Exactamente un mes después, en Valledupar (Cesar), era asesinado a manos de pistoleros, Juan Segundo Mejía Barros (26 años), quien había logrado salvarse de morir en la masacre de Maicao porque minutos antes del ingreso de los sicarios, había salido momentáneamente del lugar, no era su hora, pero la muerte lo persiguió, así como persiguió a quienes fueron masacrados aquella mañana novembrina.

A dos años de la masacre, la impunidad duele, duele en las entrañas y en la sangre derramada, pareciera que la justicia, esa que representa Kayús, no va a llegar nunca a la familia. Pese a que fue capturado uno de los presuntos sicarios, hoy en día no se sabe absolutamente nada sobre las motivaciones y los determinadores de este hecho lamentable que truncó varias vidas y dejó una impronta luctuosa sobre otras más.

Perseguidos por los fantasmas de la impunidad, y llenos de angustias, incertidumbres y dolores, las víctimas y los sobrevivientes de la masacre de Maicao, atravesados por la injusticia, somos doblemente discriminados. Pertenecer al círculo familiar e íntimo de José María Barros Ipuana, conocido coloquialmente como “Chema Bala”, llevó a las autoridades a acudir a la tesis de que el atentado sicarial obedeció a un “ajustes de cuentas” o “a retaliaciones” o “a vendettas” entre narcotraficantes, haciendo que la tan añorada justicia se aleje cada vez más de nosotros; como si ser familia de “Chema Bala” justificara una masacre, justificara la muerte de una mujer preñada, acabar con la vida de hijos e hijas, sobrinos y sobrinas, o herir a una mujer dejándola en estado de indefensión; hoy nuestro padre se encuentra condenado —pese a las significativas dudas razonables que aún persisten acerca de la dimensión real de su responsabilidad en los hechos que lo tienen tras las rejas— y todos sus familiares y allegados hemos sido tratados como sospechosos, como parias. Por otro lado nosotros, las víctimas de los grupos armados ilegales sucesores de las AUC seguimos siendo sistemáticamente invisibilizadas; no contamos con un lugar en la legislación doméstica en el que se nos garantice nuestros derechos a la verdad, a la justicia, a la reparación y a garantías de no repetición. La ley, esa que debe protegernos, nos condena y así, las víctimas hemos sido clasificadas en odiosas categorías según las cuales quienes no encajamos en el ámbito de la “Ley de Justicia y Paz”, en la práctica es como si no existiéramos.

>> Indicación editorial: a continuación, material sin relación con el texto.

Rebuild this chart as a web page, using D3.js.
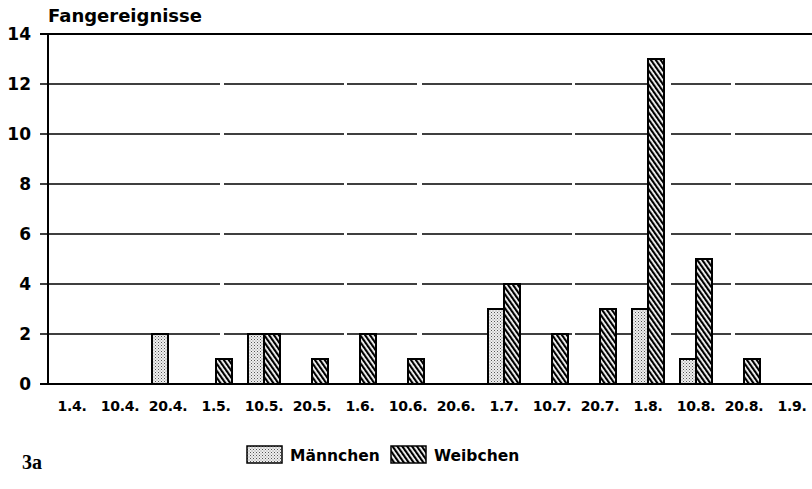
<!DOCTYPE html>
<html>
<head>
<meta charset="utf-8">
<script src="https://cdn.jsdelivr.net/npm/d3@7/dist/d3.min.js"></script>
<style>
  body { margin: 0; background: #fff; }
  svg { display: block; }
</style>
</head>
<body>
<svg id="chart" width="812" height="489"></svg>
<script>
'use strict';
// Data
var dates = ['1.4.', '10.4.', '20.4.', '1.5.', '10.5.', '20.5.', '1.6.', '10.6.',
             '20.6.', '1.7.', '10.7.', '20.7.', '1.8.', '10.8.', '20.8.', '1.9.'];
var maennchen = [0, 0, 2, 0, 2, 0, 0, 0, 0, 3, 0, 0, 3, 1, 0, 0];
var weibchen  = [0, 0, 0, 1, 2, 1, 2, 1, 0, 4, 2, 3, 13, 5, 1, 0];
var yTicks = [0, 2, 4, 6, 8, 10, 12, 14];
var seriesNames = ['Männchen', 'Weibchen'];

var svg = d3.select('#chart');
var font = '"DejaVu Sans", Arial, sans-serif';

// patterns
var defs = svg.append('defs');
var dots = defs.append('pattern')
    .attr('id', 'dots')
    .attr('patternUnits', 'userSpaceOnUse')
    .attr('width', 3).attr('height', 3);
dots.append('rect').attr('width', 3).attr('height', 3).attr('fill', '#eee');
dots.append('rect').attr('x', 0).attr('y', 0).attr('width', 1).attr('height', 1).attr('fill', '#555');
dots.append('rect').attr('x', 1.5).attr('y', 1.5).attr('width', 1).attr('height', 1).attr('fill', '#888');

var hatch = defs.append('pattern')
    .attr('id', 'hatch')
    .attr('patternUnits', 'userSpaceOnUse')
    .attr('width', 4).attr('height', 4)
    .attr('patternTransform', 'rotate(-35)');
hatch.append('rect').attr('width', 4).attr('height', 4).attr('fill', '#fff');
hatch.append('rect').attr('x', 0).attr('y', 0).attr('width', 2.2).attr('height', 4).attr('fill', '#000');

var fills = { 'Männchen': 'url(#dots)', 'Weibchen': 'url(#hatch)' };

// scales
var x = d3.scaleBand()
    .domain(dates)
    .range([48, 816])
    .paddingInner(1 / 3)
    .paddingOuter(1 / 6);
var xSub = d3.scaleBand()
    .domain(seriesNames)
    .range([0, x.bandwidth()]);
var y = d3.scaleLinear()
    .domain([0, 14])
    .range([384, 34]);

// gridlines (the print is a bit broken up)
svg.append('g')
    .selectAll('line')
    .data(yTicks)
    .join('line')
    .attr('x1', 40)
    .attr('x2', 812)
    .attr('y1', function(d) { return y(d); })
    .attr('y2', function(d) { return y(d); })
    .attr('stroke', '#000')
    .attr('stroke-width', function(d) { return (d === 0 || d === 14) ? 2 : 1.3; })
    .attr('stroke-dasharray', function(d) {
        return (d === 0 || d === 14) ? null : '180,4,120,3,70,5,150,3,90,6,60,4';
    });

// y axis line
svg.append('line')
    .attr('x1', 48).attr('x2', 48)
    .attr('y1', y(14)).attr('y2', y(0))
    .attr('stroke', '#000').attr('stroke-width', 2);

// y tick labels
svg.append('g')
    .selectAll('text')
    .data(yTicks)
    .join('text')
    .attr('x', 31)
    .attr('y', function(d) { return y(d); })
    .attr('dy', '0.36em')
    .attr('text-anchor', 'end')
    .style('font-family', font)
    .style('font-weight', 'bold')
    .style('font-size', '17px')
    .text(function(d) { return d; });

// title
svg.append('text')
    .attr('x', 48).attr('y', 22)
    .attr('textLength', 154)
    .attr('lengthAdjust', 'spacingAndGlyphs')
    .style('font-family', font)
    .style('font-weight', 'bold')
    .style('font-size', '17px')
    .text('Fangereignisse');

// bars
var rows = dates.map(function(d, i) {
    return { date: d, values: [
        { key: 'Männchen', value: maennchen[i] },
        { key: 'Weibchen', value: weibchen[i] }
    ] };
});
var groups = svg.append('g')
    .selectAll('g')
    .data(rows)
    .join('g')
    .attr('transform', function(d) { return 'translate(' + x(d.date) + ',0)'; });
groups.selectAll('rect')
    .data(function(d) { return d.values.filter(function(v) { return v.value > 0; }); })
    .join('rect')
    .attr('x', function(d) { return xSub(d.key); })
    .attr('y', function(d) { return y(d.value); })
    .attr('width', xSub.bandwidth())
    .attr('height', function(d) { return y(0) - y(d.value); })
    .attr('fill', function(d) { return fills[d.key]; })
    .attr('stroke', '#000')
    .attr('stroke-width', 2);

// x labels
svg.append('g')
    .selectAll('text')
    .data(dates)
    .join('text')
    .attr('x', function(d) { return x(d) + x.bandwidth() / 2; })
    .attr('y', 411)
    .attr('text-anchor', 'middle')
    .style('font-family', font)
    .style('font-weight', 'bold')
    .style('font-size', '14px')
    .style('letter-spacing', '-0.3px')
    .text(function(d) { return d; });

// legend
var legendX = [247, 391];
var legend = svg.append('g')
    .selectAll('g')
    .data(seriesNames)
    .join('g')
    .attr('transform', function(d, i) { return 'translate(' + legendX[i] + ',446)'; });
legend.append('rect')
    .attr('width', 35).attr('height', 17)
    .attr('fill', function(d) { return fills[d]; })
    .attr('stroke', '#000').attr('stroke-width', 1.5);
legend.append('text')
    .attr('x', 43).attr('y', 15)
    .style('font-family', font)
    .style('font-weight', 'bold')
    .style('font-size', '15.5px')
    .text(function(d) { return d; });

svg.append('text')
    .attr('x', 22).attr('y', 469)
    .style('font-family', '"Liberation Serif", serif')
    .style('font-weight', 'bold')
    .style('font-size', '20px')
    .text('3a');
</script>
</body>
</html>
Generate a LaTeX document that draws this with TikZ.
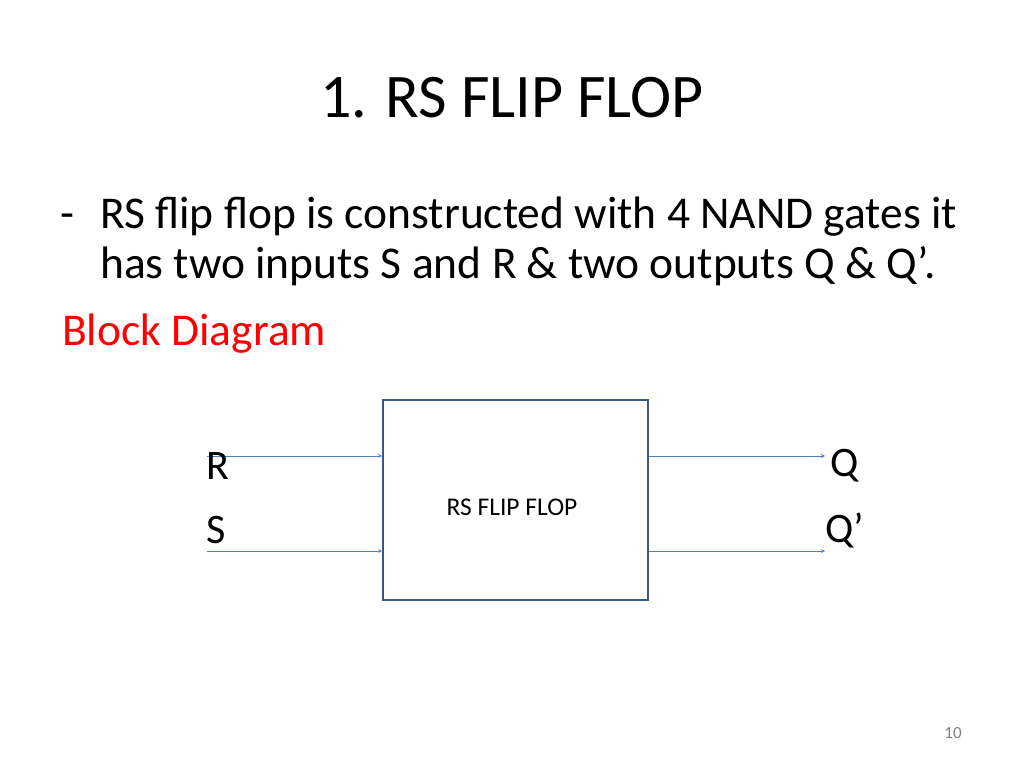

Hoy Kayús crece sin conocer a su madre y, contrario a lo que se espera, la justicia, esa que más allá de las normas permitió que él viviera, es la garantía de que la impunidad no nuble el camino de un niño Wayúu que vio por primera vez el mundo después de una masacre y antes de tiempo. No resta más que esperar que pronto nuestros derechos sean plenamente reconocidos y restituidos; gravados quedarán estos dolorosos sucesos en nuestra familia, impidiendo que el polvo llegue a nublar, el recuerdo nuestras víctimas.